SNSでも拡散されて回避できた3年前の「生乳大量廃棄危機」
今からちょうど3年前、2021年12月の「生乳危機」を覚えていますか。コロナ禍で需給バランスが崩れ「大量に牛乳が廃棄される恐れがある」と農林水産省が発表しました。
事前の推計では約5000トンの生乳が行き場を失う可能性がありましたが、官民あげて「牛乳飲んで!」とアピールし、当時の岸田首相も「年末年始に牛乳をいつもより1杯多く飲んで」と訴えるなどして消費を呼びかけました。コンビニでは牛乳の値引きを実施したり、SNSでも拡散されるなどして廃棄を回避することができました。
牛乳の消費拡大に向けた「牛乳でスマイルプロジェクト」
2022年6月に農林水産省と一般社団法人Jミルクが共同で立ち上げた「牛乳でスマイルプロジェクト」は、様々な企業や団体・自治体などが参加して牛乳乳製品の消費拡大に取り組んでいます。
「日本酪農発祥の地」である千葉県は、県内のショッピングセンターで「冬も牛乳をいっぱい飲モ~!キャンペーン2024」として、牛乳1000本の無料配布イベントを実施しています。また、「土日ミルク」という取り組みでは、子どもたちのカルシウム不足の解決を目的に、学校給食がない日も牛乳を飲むことを促進しています。

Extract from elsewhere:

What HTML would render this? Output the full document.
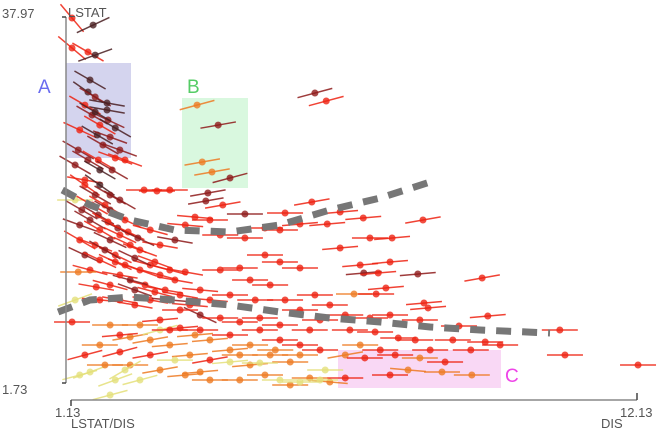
<!DOCTYPE html>
<html><head><meta charset="utf-8"><style>
html,body{margin:0;padding:0;background:#fff;}
svg{display:block;font-family:"Liberation Sans",sans-serif;}
</style></head><body>
<svg id="chart" width="664" height="436" viewBox="0 0 664 436">
<rect x="66" y="63" width="65" height="95" fill="#d4d4ee"/>
<rect x="182" y="98" width="66" height="90" fill="#d9f8df"/>
<rect x="338" y="350" width="163" height="38" fill="#f9d8f5"/>
<text x="38" y="93" font-size="19" fill="#6a6cf0">A</text>
<text x="187" y="93" font-size="19" fill="#55cc66">B</text>
<text x="505" y="382" font-size="19" fill="#ee44e8">C</text>
<g id="marks"></g>
<g id="curves"></g>
<line x1="66" y1="17" x2="66" y2="383" stroke="#888" stroke-width="1.5"/>
<line x1="62" y1="17" x2="66" y2="17" stroke="#444" stroke-width="1.5"/>
<line x1="62" y1="383" x2="66" y2="383" stroke="#444" stroke-width="1.5"/>
<line x1="71" y1="400" x2="637" y2="400" stroke="#888" stroke-width="1.5"/>
<line x1="71" y1="400" x2="71" y2="406" stroke="#444" stroke-width="1.5"/>
<line x1="637" y1="393" x2="637" y2="400" stroke="#444" stroke-width="1.5"/>
<text x="2" y="18" font-size="13" fill="#555">37.97</text>
<text x="68" y="17" font-size="13" fill="#555">LSTAT</text>
<text x="2" y="394" font-size="13" fill="#555">1.73</text>
<text x="55" y="417" font-size="13" fill="#555">1.13</text>
<text x="71" y="428" font-size="13" fill="#555">LSTAT/DIS</text>
<text x="620" y="417" font-size="13" fill="#555">12.13</text>
<text x="601" y="428" font-size="13" fill="#555">DIS</text>
</svg>
<script>
const disValues=[1.15,1.56,1.15,1.46,1.60,1.50,1.46,1.60,1.83,1.83,1.40,1.54,1.69,1.30,1.64,1.89,1.75,2.08,1.46,1.99,1.69,2.18,
3.58,3.99,3.68,3.87,4.22,2.55,2.80,3.05,3.79,3.75,4.08,
1.21,1.40,1.60,1.79,1.89,2.18,1.50,1.69,1.89,2.08,2.28,2.47,1.30,1.40,1.69,1.99,2.18,2.47,2.67,2.86,2.57,2.96,3.15,1.50,1.27,1.62,1.89,2.28,2.08,2.37,2.67,3.05,3.44,3.64,3.83,1.30,2.67,2.86,3.15,3.35,3.54,3.83,4.03,4.51,4.90,5.19,4.51,5.58,5.29,6.11,6.36,5.81,5.87,6.09,6.36,6.81,6.94,7.37,7.97,9.12,6.75,7.33,6.82,7.10,6.63,7.06,7.25,7.87,7.99,8.07,9.23,8.67,4.90,5.19,5.58,4.41,4.03,4.61,5.00,4.22,4.71,5.29,5.87,6.16,5.58,5.97,6.46,6.94,7.33,7.91,6.55,7.04,7.49,7.82,8.55,9.18,10.63,10.73,12.15,
6.46,6.84,7.43,7.91,8.40,6.46,7.33,8.34,8.92,7.68,6.16,5.77,
1.89,2.28,2.67,3.05,3.44,3.83,4.22,4.61,5.00,5.39,2.28,2.86,3.35,3.83,4.41,4.90,5.39,1.69,1.40,2.08,2.67,2.86,3.25,3.64,4.22,4.80,5.19,5.58,5.97,5.77,
1.15,1.21,1.30,1.50,1.99,1.89,2.18,2.86,3.15,4.22,4.80,5.19,5.58,5.97,
1.21,1.34,1.54,1.66,1.85,2.04,2.24,2.43,1.60,1.79,1.99,2.37,2.76,3.05,3.35,2.08,2.37,2.76,3.25,1.69,1.40,1.69,1.89,2.08,1.27,1.66,1.93,1.85,1.60,1.99,
3.64,4.03,4.41,4.80,5.19,3.25,3.05,3.54,4.61,5.10,5.58,2.47,2.08,3.83,4.41,1.79,2.47,3.64,6.07,6.75,7.14,8.11,8.90,9.47];
const lstatValues=[37.87,37.17,34.90,34.50,34.20,31.73,30.54,30.05,29.45,28.76,29.25,28.26,27.27,26.78,26.28,26.08,25.29,24.80,23.81,24.01,22.82,23.81,
29.25,27.27,23.61,22.62,22.03,20.84,20.74,20.84,20.54,19.75,19.35,
23.31,21.33,20.34,19.35,18.86,17.87,17.87,16.88,15.89,16.38,15.39,14.90,15.89,14.40,13.91,14.40,13.41,12.92,13.41,12.42,11.43,10.94,11.93,12.92,12.72,11.23,11.43,11.93,9.95,9.45,9.95,9.95,9.45,10.94,9.95,17.37,16.88,15.39,15.89,17.37,18.16,17.87,16.38,16.09,17.08,16.88,18.46,17.47,18.56,17.47,15.10,19.65,30.44,29.65,18.66,18.07,16.09,16.09,17.87,12.13,13.41,13.71,12.62,12.62,10.54,10.54,11.14,12.52,9.65,9.16,8.36,7.37,14.40,13.71,13.12,13.12,12.92,11.93,11.43,10.44,9.95,9.95,10.44,9.45,8.96,7.97,8.46,8.17,8.46,7.97,6.98,6.78,6.19,5.99,5.99,5.79,6.98,4.50,3.51,
4.50,4.21,4.50,4.21,3.81,2.23,2.52,2.82,2.52,3.02,1.83,2.23,
7.47,6.28,5.99,5.49,4.50,5.99,5.00,3.51,4.50,3.81,3.51,3.02,2.52,2.03,2.03,2.52,1.53,5.49,4.50,4.80,4.50,7.97,7.18,6.98,6.48,6.98,5.99,5.49,5.00,6.98,
7.77,9.95,2.52,2.82,2.03,0.54,3.02,6.98,3.99,3.81,3.71,2.03,1.83,2.03,
19.85,18.86,19.35,18.36,17.67,17.08,16.68,16.09,15.39,14.90,13.71,14.10,13.71,12.92,12.72,12.42,10.94,10.74,10.44,9.95,21.83,21.33,20.34,19.85,24.80,23.81,22.82,27.77,28.56,26.98,
8.46,8.17,7.77,8.17,7.47,8.96,6.98,6.48,5.49,5.00,4.50,7.47,6.48,4.01,4.50,3.51,2.03,2.82,3.02,5.49,5.00,5.00,5.00,5.49];
const groupValues=[2,0,2,2,0,0,0,1,0,0,2,1,2,2,0,1,1,1,1,2,0,2,
3,1,3,3,1,2,2,2,1,1,2,
1,2,1,2,1,2,1,2,1,2,2,2,2,1,2,2,2,2,2,2,2,2,2,2,3,2,2,1,2,2,2,1,2,2,2,1,2,2,1,2,2,2,2,2,2,2,1,2,2,2,2,2,1,2,2,2,2,2,2,2,2,2,1,2,3,2,2,1,2,2,2,2,2,2,2,2,2,2,2,2,2,2,2,2,2,2,2,2,2,2,2,2,2,2,2,2,2,2,2,3,
2,2,3,2,2,2,3,3,3,3,3,3,
3,3,3,3,3,3,3,3,3,3,3,3,3,3,3,3,3,2,2,2,2,2,2,2,2,2,2,2,2,2,
4,4,4,4,4,4,4,4,4,4,4,4,4,4,
1,2,1,2,1,2,1,2,1,2,1,2,2,2,2,1,2,2,2,2,0,1,1,1,2,1,1,0,0,1,
2,2,2,2,2,2,3,3,3,3,3,2,2,3,3,4,3,4,3,2,2,2,2,2];
const slopeValues=[50,-25,40,30,-20,30,35,30,10,10,30,30,30,25,30,20,30,20,30,20,30,20,
-15,-10,-10,-10,-15,0,0,0,-10,-10,-10,
30,35,30,30,30,25,30,30,25,25,25,20,30,25,25,25,20,20,15,15,15,10,10,15,0,10,15,15,10,10,10,5,5,5,5,20,15,10,10,5,5,0,0,0,0,0,0,-5,0,-5,-5,-10,-15,-15,-5,-5,0,-5,-10,-10,-5,-5,-5,-5,0,0,-5,-5,-5,-5,-5,0,0,0,0,0,0,0,0,0,0,0,0,0,0,0,0,0,0,0,0,0,0,0,0,0,0,0,0,-10,
0,0,0,0,0,0,0,0,5,5,0,0,
-10,-10,-5,-5,-5,-5,-5,0,0,0,-10,-5,0,0,0,0,0,-15,-15,-10,-5,-5,0,0,0,0,0,0,0,0,
-20,-15,-20,-20,-15,-30,-15,0,-5,0,0,0,0,0,
30,30,30,30,25,25,25,20,30,25,25,20,15,10,10,20,15,10,5,10,35,30,30,30,30,30,25,30,30,25,
0,0,0,0,0,0,-5,0,0,0,0,-5,-10,0,0,-15,-5,0,0,0,0,0,0,0];
const upperCurveX=[0.96,1.50,2.28,3.15,4.22,5.19,6.16,7.14,8.11];
const upperCurveY=[20.84,19.35,17.87,16.88,16.68,17.37,18.86,20.05,21.63];
const lowerCurveX=[0.88,1.50,2.28,3.15,4.22,5.19,6.16,7.14,8.11,9.08,10.44];
const lowerCurveY=[8.76,9.95,10.24,9.95,9.45,8.76,8.17,7.77,7.27,6.98,6.68];
const groupColors=["#4a1f22","#8e1a1a","#ee2211","#ee7a22","#e4e07a"];

const xMin=1.13,xMax=12.13,yMin=1.73,yMax=37.97;
function xScale(v){return 71+(v-xMin)/(xMax-xMin)*566;}
function yScale(v){return 383-(v-yMin)/(yMax-yMin)*366;}
const NS="http://www.w3.org/2000/svg";
const marks=document.getElementById('marks');
for(let i=0;i<disValues.length;i++){
  const cx=xScale(disValues[i]),cy=yScale(lstatValues[i]);
  const a=(slopeValues[i]||0)*Math.PI/180,L=18;
  const dx=Math.cos(a)*L,dy=Math.sin(a)*L;
  const col=groupColors[groupValues[i]];
  const ln=document.createElementNS(NS,'line');
  ln.setAttribute('x1',cx-dx);ln.setAttribute('y1',cy-dy);
  ln.setAttribute('x2',cx+dx);ln.setAttribute('y2',cy+dy);
  ln.setAttribute('stroke',col);ln.setAttribute('stroke-width','1.5');ln.setAttribute('opacity','0.85');
  
  
  marks.appendChild(ln);
  const c=document.createElementNS(NS,'circle');
  c.setAttribute('cx',cx);c.setAttribute('cy',cy);c.setAttribute('r','3.5');
  c.setAttribute('fill',col);c.setAttribute('opacity','0.8');
  
  
  marks.appendChild(c);
}
const curves=document.getElementById('curves');
function drawCurve(xs,ys,name){
  let d='';
  for(let i=0;i<xs.length;i++){d+=(i?'L':'M')+xScale(xs[i]).toFixed(1)+','+yScale(ys[i]).toFixed(1);}
  const p=document.createElementNS(NS,'path');
  p.setAttribute('d',d);p.setAttribute('fill','none');p.setAttribute('stroke','#777');
  p.setAttribute('stroke-width','7');p.setAttribute('stroke-dasharray','15 11');
  
  
  curves.appendChild(p);
}
drawCurve(upperCurveX,upperCurveY,'upper-dashed-curve');
drawCurve(lowerCurveX,lowerCurveY,'lower-dashed-curve');
</script>
</body></html>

牛乳の生産量は季節によって変動します。牛は暑さに弱いため7〜10月は生産量が少なく、冬から春にかけては生産量が多くなります。全国的に牛乳のとれる量が少ない時に消費が増えて、とれる量が多い時期には年末年始や春休みで学校給食がなくなるため消費は逆に減っています。酪農家は冬場の牛乳が余らないように、保存がきくバターなどの乳製品に加工するなどして調整しているのです。
安全な牛乳を365日休まず生産し続けてくれている日本の酪農家さんを応援するために、そして100%国産の牛乳をこれからもおいしく飲み続けられる未来のためにも、年末年始は意識して牛乳を買って飲んでみませんか。 冬の牛乳は乳脂肪分やたんぱく質などの成分が増え、コクが増しておいしいですよ。